This is not the same squad that once had a core of Zdeno Chara, Dennis Seidenberg, Johnny Boychuk, and Dougie Hamilton on the blue line. If you look at goals against, this increase in goals against seems to coincide with the departure of Boychuk prior to last year.
In Boychuk’s final three years, the Bruins gave up an average of 2.46 goals per game in 2011-12, 2.27 in the shortened 2012-13 season, and a stingy 1.91 in his final year. Is there a correlation between the progression of Boychuk’s game and the reduction in goals against? It’s tough to tell, but what isn’t tough to tell is that last year the Bruins yielded 211 goals, or 2.57 goals per game, which is a total that never happened when Boychuk wore the Black and Gold.
Puck Prose
This year they are giving up a whopping 4.33 goals per game, but that is a statistic that will hopefully start to recede. Stalwart Dennis Seidenberg is skating hard again and may be ahead of schedule coming off of surgery to repair a lumbar spine disc herniation. Zdeno Chara is averaging over 24 minutes of ice time per game. It’s what he’s used to, but keep in mind he’ll be 39 years old this season. If the Bruins can return to post-season play, you want the captain to have something left in the tank in late April.
Colin Miller is at the opposite end of the spectrum when compared to Seidenberg and Chara; that is, he is just at the start of his career, and after five games hasn’t made the glaring, and costly mistakes, that others his age have made. Hopefully Miller can use the speed and shot that he impressed the AHL with last year and progress into a productive member of the defense.

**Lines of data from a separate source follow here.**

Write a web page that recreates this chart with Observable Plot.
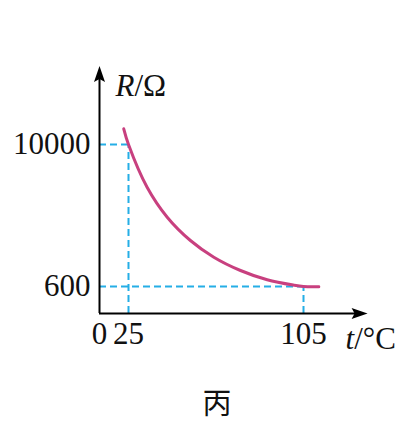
<!DOCTYPE html>
<html>
<head>
<meta charset="utf-8">
<script src="https://cdn.jsdelivr.net/npm/d3@7"></script>
<script src="https://cdn.jsdelivr.net/npm/@observablehq/plot@0.6"></script>
<style>
  html, body { margin: 0; padding: 0; background: #fff; }
  #wrap { position: relative; width: 400px; height: 421px; }
  #caption { position: absolute; left: 217px; top: 387px; transform: translateX(-50%);
    font-family: "Noto Sans CJK SC", sans-serif; font-size: 29px; line-height: 1; color: #111; }
</style>
</head>
<body>
<div id="wrap"><div id="chart"></div><div id="caption">丙</div></div>
<script>
// Curve data (t in °C, R in Ω), schematic scale
const curveT = [20.9, 25, 33.5, 42.7, 53.3, 64.0, 76.2, 88.4, 100.6, 105, 112];
const curveR = [11040, 10000, 7173, 5188, 3645, 2540, 1659, 1043, 686, 600, 595];
// Marked values
const xTicks = [0, 25, 105];
const yTicks = [600, 10000];
const guideT = [25, 105];
const guideR = [10000, 600];
// Axis extents (arrow tips)
const xAxisEnd = 134.3;
const yAxisEnd = 15200;
// Axis titles
const yTitle = "R/Ω";
const xTitle = "t/°C";

const curve = curveT.map((t, i) => ({t, R: curveR[i]}));
const guides = guideT.map((t, i) => ({t, R: guideR[i]}));

const arrowHead = {
  draw(ctx) {
    ctx.moveTo(0, 0);
    ctx.lineTo(5.5, 16);
    ctx.lineTo(0, 13);
    ctx.lineTo(-5.5, 16);
    ctx.closePath();
  }
};

const serif = "Liberation Serif, Times New Roman, serif";
const cyan = "#25aee6";
const pink = "#c8407f";
const ink = "#111";
const fs = 31;

const chart = Plot.plot({
  width: 400,
  height: 370,
  marginTop: 0, marginBottom: 0, marginLeft: 0, marginRight: 0,
  x: {type: "linear", domain: [0, 25, 105], range: [99, 128, 303], axis: null},
  y: {type: "linear", domain: [0, 600, 10000], range: [313, 286, 144], axis: null},
  style: {fontFamily: serif, background: "transparent", overflow: "visible"},
  marks: [
    // dashed guides
    Plot.ruleY(guides, {y: "R", x1: 0, x2: "t", stroke: cyan, strokeWidth: 2, strokeDasharray: "7,4"}),
    Plot.ruleX(guides, {x: "t", y1: 0, y2: "R", stroke: cyan, strokeWidth: 2, strokeDasharray: "7,4"}),
    // curve
    Plot.line(curve, {x: "t", y: "R", stroke: pink, strokeWidth: 3, curve: "catmull-rom"}),
    // axes lines
    Plot.ruleY([0], {x1: 0, x2: xAxisEnd - 3, stroke: "#000", strokeWidth: 2}),
    Plot.ruleX([0], {y1: 0, y2: yAxisEnd - 500, stroke: "#000", strokeWidth: 2}),
    // arrow heads
    Plot.dot([{t: xAxisEnd, R: 0}], {x: "t", y: "R", symbol: arrowHead, fill: "#000", stroke: "none", rotate: 90}),
    Plot.dot([{t: 0, R: yAxisEnd}], {x: "t", y: "R", symbol: arrowHead, fill: "#000", stroke: "none", rotate: 0}),
    // tick labels
    Plot.text(xTicks, {x: d => d, y: 0, text: d => String(d), lineAnchor: "top", dy: 8, fontSize: fs, fontFamily: serif, fill: ink}),
    Plot.text(yTicks, {x: 0, y: d => d, text: d => String(d), textAnchor: "end", lineAnchor: "middle", dx: -9, fontSize: fs, fontFamily: serif, fill: ink}),
    // axis titles
    Plot.text([yTitle], {x: 13.8, y: 13900, text: d => d, textAnchor: "start", lineAnchor: "middle", fontSize: fs, fontFamily: serif, fill: ink}),
    Plot.text([xTitle], {x: 124.2, y: 0, text: d => d, textAnchor: "start", lineAnchor: "top", dy: 13, fontSize: fs, fontFamily: serif, fill: ink})
  ]
});

// italicise the variable letters
d3.select(chart).selectAll("text").each(function() {
  const s = this.textContent;
  if (s === yTitle || s === xTitle) {
    const first = s[0], rest = s.slice(1);
    this.textContent = "";
    d3.select(this).append("tspan").attr("font-style", "italic").text(first);
    d3.select(this).append("tspan").text(rest);
  }
});

document.getElementById("chart").appendChild(chart);
</script>
</body>
</html>
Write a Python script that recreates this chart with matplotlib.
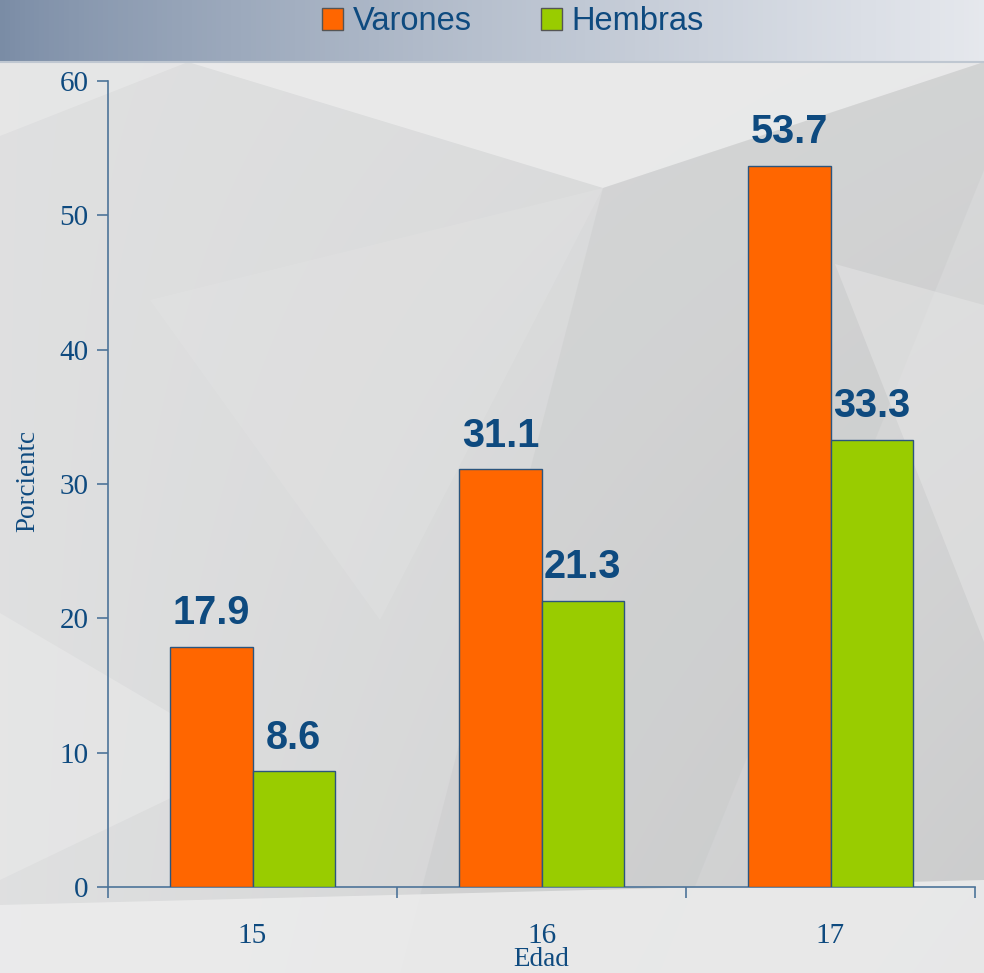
import numpy as np
import matplotlib
matplotlib.use("Agg")
import matplotlib.pyplot as plt
from matplotlib.patches import Polygon

categories = ["15", "16", "17"]
varones = [17.9, 31.1, 53.7]
hembras = [8.6, 21.3, 33.3]
series_names = ["Varones", "Hembras"]
yticks = [0, 10, 20, 30, 40, 50, 60]

W, H = 984, 973
fig = plt.figure(figsize=(W / 100, H / 100), dpi=100)

# ---- background decoration ----
bg = fig.add_axes([0, 0, 1, 1], zorder=-10)
bg.set_xlim(0, W)
bg.set_ylim(H, 0)
bg.axis("off")
yy, xx = np.mgrid[0:H, 0:W]
base = 0.875 - 0.06 * (xx / W) * (yy / H) - 0.02 * (xx / W)
img = np.dstack([base, base + 0.003, base + 0.005])
bg.imshow(np.clip(img, 0, 1), extent=[0, W, H, 0], aspect="auto", zorder=0)
shapes = [
    ([(188, 62), (984, 62), (603, 188)], (0.93, 0.93, 0.93), 0.8),
    ([(0, 62), (188, 62), (0, 136)], (0.91, 0.91, 0.91), 0.8),
    ([(984, 62), (984, 170), (660, 973), (400, 973), (603, 188)], (0.76, 0.77, 0.77), 0.28),
    ([(835, 264), (984, 305), (984, 642)], (0.90, 0.90, 0.90), 0.5),
    ([(0, 613), (250, 760), (0, 880)], (0.92, 0.92, 0.92), 0.5),
    ([(150, 300), (603, 188), (380, 620)], (0.92, 0.92, 0.92), 0.2),
    ([(0, 905), (984, 880), (984, 973), (0, 973)], (0.93, 0.93, 0.93), 0.85),
]
for pts, col, a in shapes:
    bg.add_patch(Polygon(pts, closed=True, facecolor=col, edgecolor="none", alpha=a, zorder=1))
# top band gradient
band = np.linspace(0, 1, 200)
c0 = np.array([0.48, 0.55, 0.65])
c1 = np.array([0.90, 0.91, 0.93])
grad = c0[None, :] + (c1 - c0)[None, :] * band[:, None] ** 0.8
bg.imshow(grad[None, :, :], extent=[0, W, 62, 0], aspect="auto", zorder=2)
bg.plot([0, W], [62, 62], color=(0.75, 0.78, 0.82), lw=1.5, zorder=3)

# ---- chart ----
ax = fig.add_axes([108 / W, 1 - 887 / H, (975 - 108) / W, (887 - 81) / H])
ax.patch.set_alpha(0)
x = np.arange(len(categories))
bw = 0.285
orange = "#ff6600"
green = "#99cc00"
edge = "#2b557e"
ax.bar(x - bw / 2, varones, bw, color=orange, edgecolor=edge, linewidth=1, label=series_names[0], zorder=3)
ax.bar(x + bw / 2, hembras, bw, color=green, edgecolor=edge, linewidth=1, label=series_names[1], zorder=3)

label_col = "#0e4a7f"
for offs, vals in ((-bw / 2, varones), (bw / 2, hembras)):
    for xi, v in zip(x + offs, vals):
        ax.annotate(f"{v:.1f}", (xi, v), xytext=(0, 10.5), textcoords="offset points",
                    ha="center", va="bottom", fontsize=28.5, fontweight="bold",
                    family="Liberation Sans", color=label_col)

ax.set_xlim(-0.5, len(categories) - 0.5)
ax.set_ylim(0, 60)
axis_col = "#4d7499"
for s in ["top", "right"]:
    ax.spines[s].set_visible(False)
for s in ["left", "bottom"]:
    ax.spines[s].set_color(axis_col)
    ax.spines[s].set_linewidth(1.2)
ax.set_yticks(yticks)
ax.set_yticklabels([str(t) for t in yticks], family="Liberation Serif", fontsize=21, color=label_col)
ax.set_xticks(np.arange(-0.5, len(categories)), minor=False)
ax.set_xticklabels([])
ax.set_xticks(x, minor=True)
ax.set_xticklabels(categories, minor=True, family="Liberation Serif", fontsize=21, color=label_col)
ax.tick_params(axis="x", which="minor", length=0, pad=26)
ax.tick_params(axis="x", which="major", length=8, color=axis_col, width=1.2, direction="out")
ax.tick_params(axis="y", length=8, color=axis_col, width=1.2, pad=6)

fig.text(541 / W, 1 - 966 / H, "Edad", family="Liberation Serif", fontsize=19.5,
         color=label_col, ha="center", va="baseline")
fig.text(28 / W, 1 - 481 / H, "Porcientc", family="Liberation Serif", fontsize=19.5,
         color=label_col, ha="center", va="center", rotation=90)

leg = fig.legend(loc="center", bbox_to_anchor=(513 / W, 1 - 22 / H), ncol=2, frameon=False,
                 prop={"family": "Liberation Sans", "size": 23.5}, labelcolor=label_col,
                 handlelength=0.65, handleheight=0.65, handletextpad=0.3, columnspacing=2.1)
for h in leg.legend_handles:
    h.set_edgecolor("#555555")
    h.set_linewidth(1)

fig.savefig("out.png", dpi=100)
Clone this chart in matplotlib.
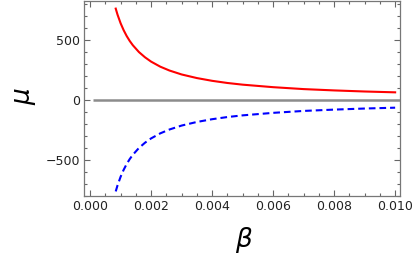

Losing a player of Dougie Hamilton’s skill level hasn’t helped, either. He played 176 games over three seasons here, and last year led all Bruins defensemen in scoring. He was the heir apparent on the blue line to Chara, and made progression in each of his three seasons here. Hamilton cannot be replaced by the likes of Kevan Miller, Zach Trotman, Joe Morrow, or Matt Irwin.
At least Adam McQuaid is playing consistently, but his next full season in a Bruins uniform will be his first in the five years he’s been here. This team needs to start performing better from the goalie on up. They need to button up their own end, otherwise the power play can score four times a game and it still might not be enough.